WASHINGTON — The Concord Coalition urges congressional leaders and President Trump to ensure that the proposed tax cuts they unveiled today would not increase the federal debt over the next decade.
“Unfortunately, the new framework for revamping the tax code doesn’t contain much new information about how the proposed tax cuts would be financed,” said Robert L. Bixby, executive director of The Concord Coalition. “That’s the critical question. Elected officials are touting all the goodies in terms of tax cuts and lower rates while leaving the trade-offs hidden and which taxpayers would be affected unspecified. That’s hardly a model for legislative responsibility.”
“Tax reform is a worthy goal,” Bixby said. “There is a rare bipartisan consensus that the tax code is too complicated and economically inefficient. Fixing that problem, however, cannot be considered in isolation from the fact that current fiscal policy is already on an unsustainable path. The tax code, whether reformed or not, needs to bring in sufficient revenue to keep that problem from getting worse. It makes no sense to pursue major tax changes without knowing what the overall spending plan is, and given the huge potential revenue loss from the framework proposals, it would certainly not be the fiscally responsible thing to do.”
While the framework suggests that most tax deductions will be eliminated — a positive goal — that would likely not be enough to offset the tax cuts being proposed. The net result would be higher debt and thus a limit on any economic growth gains the administration hopes to get from tax reform in the first place.
Tax deductions, preferences and exclusions — often called “tax expenditures” — make the tax system more inefficient, complex and regressive. Limiting or eliminating them is an essential step in creating a pro-growth tax reform.

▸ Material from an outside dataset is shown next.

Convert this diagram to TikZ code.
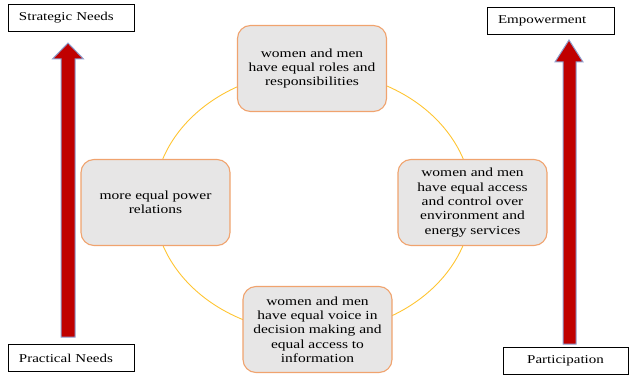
\documentclass[tikz,border=0pt]{standalone}
\usepackage{fontspec}
\setmainfont[FakeStretch=1.25]{Liberation Serif}
\begin{document}
\begin{tikzpicture}[x=1pt,y=-1pt,
  goal/.style={draw=boxedge, line width=1.1pt, fill=boxfill, rounded corners=13pt,
    minimum width=149pt, minimum height=86pt, align=center, inner sep=2pt,
    font=\fontsize{12.4}{14.3}\selectfont},
  tag/.style={draw=black, line width=0.8pt, fill=white, minimum height=27pt,
    inner xsep=11pt, font=\fontsize{12}{14}\selectfont},
  ring/.style={draw=ringcol, line width=0.9pt},
  blockarrow/.style={fill=arrowred, draw=arrowedge, line width=1pt, line join=miter}
]
\definecolor{boxedge}{HTML}{F0A36E}
\definecolor{boxfill}{HTML}{E7E6E6}
\definecolor{ringcol}{HTML}{FFC532}
\definecolor{arrowred}{HTML}{C00000}
\definecolor{arrowedge}{HTML}{8E9FCF}

\useasboundingbox (0,0) rectangle (629,377);

% cycle of outcomes
\draw[ring] (313,202) ellipse [x radius=159, y radius=131];

\node[goal] (roles) at (312,68.5)
  {women and men\\have equal roles and\\responsibilities};
\node[goal] (access) at (472.5,202.5)
  {women and men\\have equal access\\and control over\\environment and\\energy services};
\node[goal] (voice) at (317.5,329.5)
  {women and men\\have equal voice in\\decision making and\\equal access to\\information};
\node[goal] (power) at (155.5,202.5)
  {more equal power\\relations};

% rising block arrows
\draw[blockarrow] (61,337) -- (61,59) -- (52.5,59) -- (68,43) -- (83.5,59)
  -- (75,59) -- (75,337) -- cycle;
\draw[blockarrow] (563,344) -- (563,62) -- (555,62) -- (569,40) -- (583,62)
  -- (576,62) -- (576,344) -- cycle;

% scale labels
\node[tag, minimum width=126pt, text width=104pt, align=left] (strategic) at (71,17.5) {Strategic Needs};
\node[tag, minimum width=127pt, text width=105pt, align=left] (empower) at (550.5,20.5) {Empowerment};
\node[tag, minimum width=126pt, text width=104pt, align=left] (practical) at (71,358) {Practical Needs};
\node[tag, minimum width=125pt, text width=103pt, align=center] (particip) at (565.5,361) {Participation};
\end{tikzpicture}
\end{document}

Yet the framework also exempts at least two of the largest tax expenditures — the deductions for home mortgage interest and charitable contributions. That, combined with the proposed increase in the standard deduction, would severely limit any potential revenue gains.
Moreover, Congress and the president should not indulge in the rosy fiction that tax cuts pay for themselves through higher economic growth. Doing so could dramatically increase the fiscal crunch in the years ahead. While deficit-financed tax cuts can sometimes be justified to help the economy through a recession, that is hardly the case today.
“Fiscal responsibility is itself a growth agenda,” Bixby said. “The debt is already quite high by historical measures and is on an unsustainable path. Tax reform that increases the existing structural budget gap will only make the situation worse by draining the savings and investments needed to make the economy grow.”